D’autre part, à cette reductio ad commercium des universités, s’ajoute la démagogie ambiante, qui enjoint de « faire échec à l’échec » et de pratiquer « la pédagogie de la réussite ». Ces slogans creux – puisque l’on ne se donne pas les moyens, financiers, humains et intellectuels, de mieux former les jeunes gens dès l’enseignement primaire et secondaire – reviennent implicitement à encourager une certaine forme de laxisme dans les évaluations : quoi de plus facile, pour faire échec à l’échec, que d’être moins regardant sur la qualité minimale des prestations ? Ces slogans sont d’autant plus difficiles à contrer que, en Communauté française de Belgique, les universités sont essentiellement financées en fonction du nombre d’étudiants – ce qui revient à favoriser une course à la conquête de parts de marché d’autant plus perverse qu’elle consiste, ici encore, à traiter les étudiants comme des clients dont la satisfaction passe essentiellement par l’obtention d’un diplôme en fin de cursus. Le message est donc : pour conserver nos étudiants ou en rameuter de nouveaux, ne soyons plus aussi exigeants qu’avant – étant entendu que le seuil maximal d’exigence est de plus en plus vite atteint ces dernières années. Ce qu’il y a probablement de plus trompeur dans ce discours démagogique est qu’il prétend parer la massification de l’enseignement supérieur des vertus de la « démocratisation ». Or plus que de démocratisation de l’enseignement supérieur, c’est de démonétisation des diplômes accordés au rabais qu’il risque d’être question. Les premières victimes d’une telle politique sont les étudiants issus de classes sociales défavorisées car, la réussite scolaire étant pour eux le seul moyen de bénéficier d’un certain ascenseur social, la dévalorisation des diplômes ne saurait être compensée, comme c’est le cas pour les étudiants issus de classes sociales privilégiées, par des séjours coûteux à l’étranger pour y obtenir un diplôme complémentaire dans des universités qui, elles, auraient conservé un niveau élevé d’exigence ou, pour les plus médiocres d’entre eux, par des relations familiales ou d’affaires leur permettant, nonobstant la faiblesse de leurs titres universitaires, de trouver un emploi plus ou moins rémunérateur. Loin d’oeuvrer à la démocratisation de l’enseignement universitaire, une telle pente conduit donc à perpétuer, si ce n’est à accentuer, les inégalités sociales.

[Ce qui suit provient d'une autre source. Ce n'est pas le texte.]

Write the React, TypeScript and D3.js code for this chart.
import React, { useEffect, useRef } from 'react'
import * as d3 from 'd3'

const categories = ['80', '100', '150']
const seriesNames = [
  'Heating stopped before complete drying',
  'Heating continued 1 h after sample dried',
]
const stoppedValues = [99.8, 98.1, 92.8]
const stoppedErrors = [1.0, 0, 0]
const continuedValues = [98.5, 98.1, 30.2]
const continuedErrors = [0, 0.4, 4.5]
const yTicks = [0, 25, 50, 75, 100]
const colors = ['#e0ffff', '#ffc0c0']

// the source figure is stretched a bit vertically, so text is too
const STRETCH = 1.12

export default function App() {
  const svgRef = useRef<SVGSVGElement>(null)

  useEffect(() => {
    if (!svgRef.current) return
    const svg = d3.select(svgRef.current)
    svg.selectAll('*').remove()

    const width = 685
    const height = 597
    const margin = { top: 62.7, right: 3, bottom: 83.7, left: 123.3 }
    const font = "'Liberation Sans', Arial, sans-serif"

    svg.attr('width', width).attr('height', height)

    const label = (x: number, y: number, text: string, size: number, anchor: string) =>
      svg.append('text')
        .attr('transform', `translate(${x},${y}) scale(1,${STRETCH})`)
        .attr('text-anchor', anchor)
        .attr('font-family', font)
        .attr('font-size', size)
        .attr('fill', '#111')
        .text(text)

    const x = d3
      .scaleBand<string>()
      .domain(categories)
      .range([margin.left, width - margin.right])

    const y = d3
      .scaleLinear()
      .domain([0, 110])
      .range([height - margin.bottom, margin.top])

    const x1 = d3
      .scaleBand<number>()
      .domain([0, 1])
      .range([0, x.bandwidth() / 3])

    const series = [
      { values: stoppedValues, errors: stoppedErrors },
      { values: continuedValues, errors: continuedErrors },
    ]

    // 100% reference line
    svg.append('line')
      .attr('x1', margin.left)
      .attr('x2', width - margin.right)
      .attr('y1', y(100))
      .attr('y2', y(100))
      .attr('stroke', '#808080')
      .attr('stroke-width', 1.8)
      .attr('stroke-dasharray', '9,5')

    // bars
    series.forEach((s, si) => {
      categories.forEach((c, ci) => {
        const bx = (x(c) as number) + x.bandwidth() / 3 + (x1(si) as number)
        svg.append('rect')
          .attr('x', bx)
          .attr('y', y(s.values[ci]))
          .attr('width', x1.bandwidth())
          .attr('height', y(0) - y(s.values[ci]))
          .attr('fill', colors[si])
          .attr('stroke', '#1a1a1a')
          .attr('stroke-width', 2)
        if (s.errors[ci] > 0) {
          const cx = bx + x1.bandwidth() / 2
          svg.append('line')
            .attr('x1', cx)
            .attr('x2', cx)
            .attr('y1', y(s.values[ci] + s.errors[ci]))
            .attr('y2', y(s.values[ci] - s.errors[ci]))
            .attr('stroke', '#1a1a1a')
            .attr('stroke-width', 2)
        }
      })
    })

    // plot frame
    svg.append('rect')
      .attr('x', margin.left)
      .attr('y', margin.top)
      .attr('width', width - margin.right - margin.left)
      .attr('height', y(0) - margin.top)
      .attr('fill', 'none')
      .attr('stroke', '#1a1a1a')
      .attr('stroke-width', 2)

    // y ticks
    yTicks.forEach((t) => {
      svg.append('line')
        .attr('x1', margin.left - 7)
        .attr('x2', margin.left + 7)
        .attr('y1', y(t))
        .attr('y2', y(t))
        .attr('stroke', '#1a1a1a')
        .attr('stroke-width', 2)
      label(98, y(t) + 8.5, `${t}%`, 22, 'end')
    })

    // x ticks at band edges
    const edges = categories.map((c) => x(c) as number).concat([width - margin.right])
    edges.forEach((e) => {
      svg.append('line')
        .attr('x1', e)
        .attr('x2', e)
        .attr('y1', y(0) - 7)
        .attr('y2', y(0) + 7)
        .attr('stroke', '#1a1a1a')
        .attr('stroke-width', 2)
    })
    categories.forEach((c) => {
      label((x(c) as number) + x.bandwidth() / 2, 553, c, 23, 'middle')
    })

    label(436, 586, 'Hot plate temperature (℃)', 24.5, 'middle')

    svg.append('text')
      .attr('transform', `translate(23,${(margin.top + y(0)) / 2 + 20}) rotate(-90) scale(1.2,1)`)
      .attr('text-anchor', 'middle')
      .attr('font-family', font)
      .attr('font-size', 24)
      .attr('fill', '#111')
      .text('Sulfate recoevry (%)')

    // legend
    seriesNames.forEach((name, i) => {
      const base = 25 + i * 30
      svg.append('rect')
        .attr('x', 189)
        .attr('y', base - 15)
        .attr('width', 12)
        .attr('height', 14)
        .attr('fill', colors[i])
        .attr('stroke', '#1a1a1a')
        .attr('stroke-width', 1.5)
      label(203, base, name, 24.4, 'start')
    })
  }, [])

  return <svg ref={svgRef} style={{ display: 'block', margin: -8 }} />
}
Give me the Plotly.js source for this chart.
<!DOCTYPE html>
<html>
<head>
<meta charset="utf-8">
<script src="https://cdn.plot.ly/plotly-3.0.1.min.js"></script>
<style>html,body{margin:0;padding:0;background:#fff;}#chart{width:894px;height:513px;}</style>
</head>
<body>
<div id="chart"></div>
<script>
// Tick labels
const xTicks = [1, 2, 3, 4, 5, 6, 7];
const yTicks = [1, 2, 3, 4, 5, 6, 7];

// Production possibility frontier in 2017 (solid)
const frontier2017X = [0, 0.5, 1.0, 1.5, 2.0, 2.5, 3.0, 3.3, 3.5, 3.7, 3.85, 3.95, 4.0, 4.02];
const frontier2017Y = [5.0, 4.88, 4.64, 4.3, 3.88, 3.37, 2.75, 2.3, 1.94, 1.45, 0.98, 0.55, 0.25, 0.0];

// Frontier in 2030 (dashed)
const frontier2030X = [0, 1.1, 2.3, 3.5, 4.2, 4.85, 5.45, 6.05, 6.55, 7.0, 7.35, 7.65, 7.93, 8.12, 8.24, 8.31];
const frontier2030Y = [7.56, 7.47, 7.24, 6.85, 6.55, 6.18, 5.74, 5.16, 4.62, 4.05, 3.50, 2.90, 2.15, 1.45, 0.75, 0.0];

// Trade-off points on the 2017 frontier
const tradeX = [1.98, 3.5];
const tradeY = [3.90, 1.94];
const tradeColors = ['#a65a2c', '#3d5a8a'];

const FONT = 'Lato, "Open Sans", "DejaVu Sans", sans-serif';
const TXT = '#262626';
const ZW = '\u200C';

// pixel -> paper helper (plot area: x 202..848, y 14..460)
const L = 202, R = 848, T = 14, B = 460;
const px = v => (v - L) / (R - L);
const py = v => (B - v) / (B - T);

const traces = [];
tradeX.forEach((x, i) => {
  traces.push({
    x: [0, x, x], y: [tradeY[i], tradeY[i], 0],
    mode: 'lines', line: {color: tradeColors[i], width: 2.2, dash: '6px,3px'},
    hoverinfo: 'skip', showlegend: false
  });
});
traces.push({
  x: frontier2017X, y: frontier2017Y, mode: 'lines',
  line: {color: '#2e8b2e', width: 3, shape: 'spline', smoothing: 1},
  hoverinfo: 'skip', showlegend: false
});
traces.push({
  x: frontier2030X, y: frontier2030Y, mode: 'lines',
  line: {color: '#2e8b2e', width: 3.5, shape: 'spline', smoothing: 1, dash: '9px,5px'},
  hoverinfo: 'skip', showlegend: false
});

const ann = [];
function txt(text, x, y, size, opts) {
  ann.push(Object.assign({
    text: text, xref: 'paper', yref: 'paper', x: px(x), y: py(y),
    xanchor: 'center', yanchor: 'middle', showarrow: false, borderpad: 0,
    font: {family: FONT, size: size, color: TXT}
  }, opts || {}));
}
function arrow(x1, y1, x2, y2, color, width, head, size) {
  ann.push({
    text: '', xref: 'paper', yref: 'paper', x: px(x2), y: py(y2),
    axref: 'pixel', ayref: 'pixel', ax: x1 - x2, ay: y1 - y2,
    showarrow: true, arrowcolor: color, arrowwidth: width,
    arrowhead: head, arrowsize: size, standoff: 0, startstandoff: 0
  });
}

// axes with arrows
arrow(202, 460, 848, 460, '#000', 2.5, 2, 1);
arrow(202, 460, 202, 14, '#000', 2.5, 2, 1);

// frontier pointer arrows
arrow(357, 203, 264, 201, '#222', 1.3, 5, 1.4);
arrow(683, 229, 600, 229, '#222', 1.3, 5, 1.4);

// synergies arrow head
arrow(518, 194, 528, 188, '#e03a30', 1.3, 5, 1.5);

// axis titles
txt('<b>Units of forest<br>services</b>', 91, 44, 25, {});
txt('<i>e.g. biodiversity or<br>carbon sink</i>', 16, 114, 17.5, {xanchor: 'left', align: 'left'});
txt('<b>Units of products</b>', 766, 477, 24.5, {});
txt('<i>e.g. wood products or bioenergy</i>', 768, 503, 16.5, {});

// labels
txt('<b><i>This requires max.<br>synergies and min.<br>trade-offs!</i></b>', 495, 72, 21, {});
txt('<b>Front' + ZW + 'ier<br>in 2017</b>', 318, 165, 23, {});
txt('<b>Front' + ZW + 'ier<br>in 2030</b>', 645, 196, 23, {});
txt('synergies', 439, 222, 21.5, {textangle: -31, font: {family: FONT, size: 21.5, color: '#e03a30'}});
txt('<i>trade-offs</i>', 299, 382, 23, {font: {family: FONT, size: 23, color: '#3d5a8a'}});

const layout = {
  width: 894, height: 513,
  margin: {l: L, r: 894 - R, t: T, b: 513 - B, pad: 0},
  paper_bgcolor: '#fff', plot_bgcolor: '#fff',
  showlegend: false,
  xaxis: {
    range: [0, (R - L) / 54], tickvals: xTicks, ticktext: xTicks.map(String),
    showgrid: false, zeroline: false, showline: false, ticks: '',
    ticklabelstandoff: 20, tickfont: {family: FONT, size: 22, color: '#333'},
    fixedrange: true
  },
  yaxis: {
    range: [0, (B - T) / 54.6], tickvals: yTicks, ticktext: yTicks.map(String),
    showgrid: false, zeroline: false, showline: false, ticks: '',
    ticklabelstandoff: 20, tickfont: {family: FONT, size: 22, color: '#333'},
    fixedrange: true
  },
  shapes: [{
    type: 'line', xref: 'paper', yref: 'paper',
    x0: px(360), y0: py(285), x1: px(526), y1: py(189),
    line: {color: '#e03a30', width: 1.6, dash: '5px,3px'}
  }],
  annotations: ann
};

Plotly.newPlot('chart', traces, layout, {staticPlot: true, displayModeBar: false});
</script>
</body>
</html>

Pour ceux des enseignants du supérieur que ces évolutions désolent et inquiètent, un mot d’ordre semble surnager : malgré l’air du temps, ne céder ni sur la dérive professionnalisante au sens étriqué du terme, ni sur la tentation démagogique. A défaut, c’est l’idée même d’Université dans ce qu’elle a de plus noble qu’il faudra se résigner à enterrer.